My dil has always said that the thing she appreciated most in the those first few weeks was adult company. My son was out of the house for over 12 hours, she was alone. She and I were close before she had dgs, so I used to pop round for an hour or so, have a cuppa with dil. That was only ‘possible’ because we had an easy relationship. Quite often dgs would be asleep or feeding the whole time I was there. It would have been a very uncomfortable 90 minutes if dil hadn’t got on well. Where that been the case, I can understand why mil isn’t the one dil ‘chooses’ for company. My son simply didn’t have the same ’need’ for adult conversation/company. He was getting it at work.

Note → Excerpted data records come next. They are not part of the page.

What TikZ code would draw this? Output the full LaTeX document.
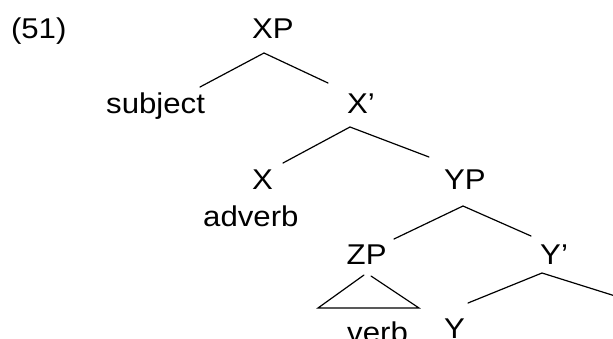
\documentclass[tikz,border=0pt]{standalone}
\usepackage{fontspec}
\setmainfont{Liberation Sans}[FakeStretch=1.09]
\begin{document}
\begin{tikzpicture}[x=1pt,y=-1pt,
  lbl/.style={anchor=base west,inner sep=0pt,font=\fontsize{28.6}{34}\selectfont},
  br/.style={line width=1.2pt,line cap=round}]
\useasboundingbox (0,0) rectangle (613,338);
% labels
\node[lbl] (num) at (10.8,38) {(51)};
\node[lbl] (XP) at (252,38) {XP};
\node[lbl] (subj) at (106,113) {subject};
\node[lbl] (Xbar) at (347,113) {X’};
\node[lbl] (X) at (252,189) {X};
\node[lbl] (YP) at (444,189) {YP};
\node[lbl] (adv) at (203,226) {adverb};
\node[lbl] (ZP) at (346.5,264) {ZP};
\node[lbl] (Ybar) at (540,264) {Y’};
\node[lbl] (verb) at (347,342) {verb};
\node[lbl] (Y) at (444,338) {Y};
% branch points
\coordinate (XPa) at (264,53);
\coordinate (subjE) at (200,87);
\coordinate (XbarE) at (328,83);
\coordinate (Xbara) at (350,127);
\coordinate (XE) at (283,163);
\coordinate (YPE) at (429,157);
\coordinate (YPa) at (463,206);
\coordinate (ZPE) at (394,239);
\coordinate (YbarE) at (531,236);
\coordinate (ZPl) at (364,275);
\coordinate (ZPr) at (371,276);
\coordinate (TL) at (318,308);
\coordinate (TR) at (419,308);
\coordinate (Ybara) at (542,273);
\coordinate (YE) at (468,303);
\coordinate (RE) at (620,297.5);
% branches
\draw[br] (subjE) -- (XPa) -- (XbarE);
\draw[br] (XE) -- (Xbara) -- (YPE);
\draw[br] (ZPE) -- (YPa) -- (YbarE);
\draw[br] (ZPl) -- (TL) -- (TR) -- (ZPr);
\draw[br] (YE) -- (Ybara) -- (RE);
\end{tikzpicture}
\end{document}
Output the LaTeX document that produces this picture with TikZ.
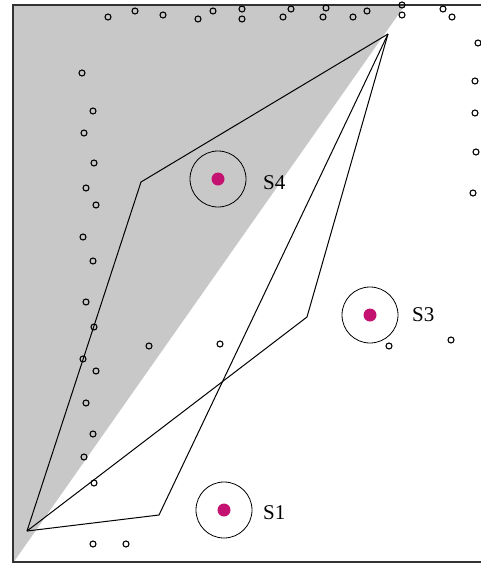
\documentclass[tikz,border=0pt]{standalone}
\usepackage{fontspec}
\setmainfont{Liberation Serif}
\definecolor{sensorcol}{RGB}{196,18,112}
\definecolor{shadegray}{RGB}{200,200,200}
\tikzset{
  ptc/.style={circle,draw=black,line width=1.1pt,minimum size=6pt,inner sep=0pt},
  rangecirc/.style={circle,draw=black,line width=0.8pt,minimum size=56pt,inner sep=0pt},
  sdot/.style={circle,fill=sensorcol,minimum size=13pt,inner sep=0pt},
  lbl/.style={anchor=west,font=\fontsize{21}{23}\selectfont,inner sep=0pt},
  routeline/.style={line width=1pt,black},
  framelines/.style={line width=1.8pt,black!80}
}
\begin{document}
\begin{tikzpicture}[x=1pt,y=-1pt]
\useasboundingbox (0,0) rectangle (481,563);
% shaded region
\fill[shadegray] (13,5) -- (405,5) -- (13,563) -- cycle;
% frame
\draw[framelines] (481,5) -- (13,5) -- (13,562) -- (481,562);
% small points
\foreach \x/\y [count=\i] in {108/17,135/11,163/15,198/19,213/11,242/9,242/19,283/17,291/9,326/8,323/17,353/17,367/11,402/5,402/15,443/9,452/17,
  478/43,475/81,475/113,476/152,473/193,
  82/73,93/111,84/133,94/163,86/188,96/205,83/237,93/261,86/302,94/327,83/359,96/371,86/403,93/434,84/457,94/483,
  93/544,126/544,149/346,220/344,389/346,451/340}
  \node[ptc] (p\i) at (\x,\y) {};
% sensors
\node[rangecirc] (r4) at (218,179) {};
\node[sdot] (s4) at (218,179) {};
\node[lbl] (l4) at (263,183) {S4};
\node[rangecirc] (r3) at (370,315) {};
\node[sdot] (s3) at (370,315) {};
\node[lbl] (l3) at (412,315) {S3};
\node[rangecirc] (r1) at (224,510) {};
\node[sdot] (s1) at (224,510) {};
\node[lbl] (l1) at (263,513) {S1};
% paths
\coordinate (P) at (388,34);
\coordinate (Q) at (27,531);
\coordinate (A) at (141,182);
\coordinate (B) at (307,317);
\coordinate (C) at (159,515);
\draw[routeline] (P) -- (A) -- (Q);
\draw[routeline] (P) -- (B) -- (Q);
\draw[routeline] (P) -- (C) -- (Q);
\end{tikzpicture}
\end{document}
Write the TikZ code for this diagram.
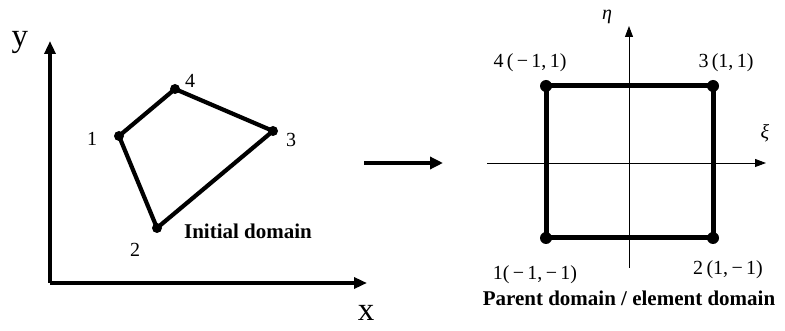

As far as ‘help’ goes, I’m not sure what you mean? When it came to dropping round food, making a cup of tea etc all help was appreciated and accepted equally. If you mean specific baby care, my son and dil didn’t ask or seem to require any help. I (and I’m assuming others) occasionally ‘watched’ gs for 10 minutes while dil had a quick shower. But son and dil were both capable and keen to take the lead with their own child. I think sometimes as grandparents we underestimate our adult children’s ability, and overestimate their reliance on us.
As my gs got older, I saw him most, simply because I was the only retired grandparent. This was largely facilitated by my dil, who invited me to spend time with her and dgs. My own son is very protective of his family time, and if left to him, I’d see my gs a lot less.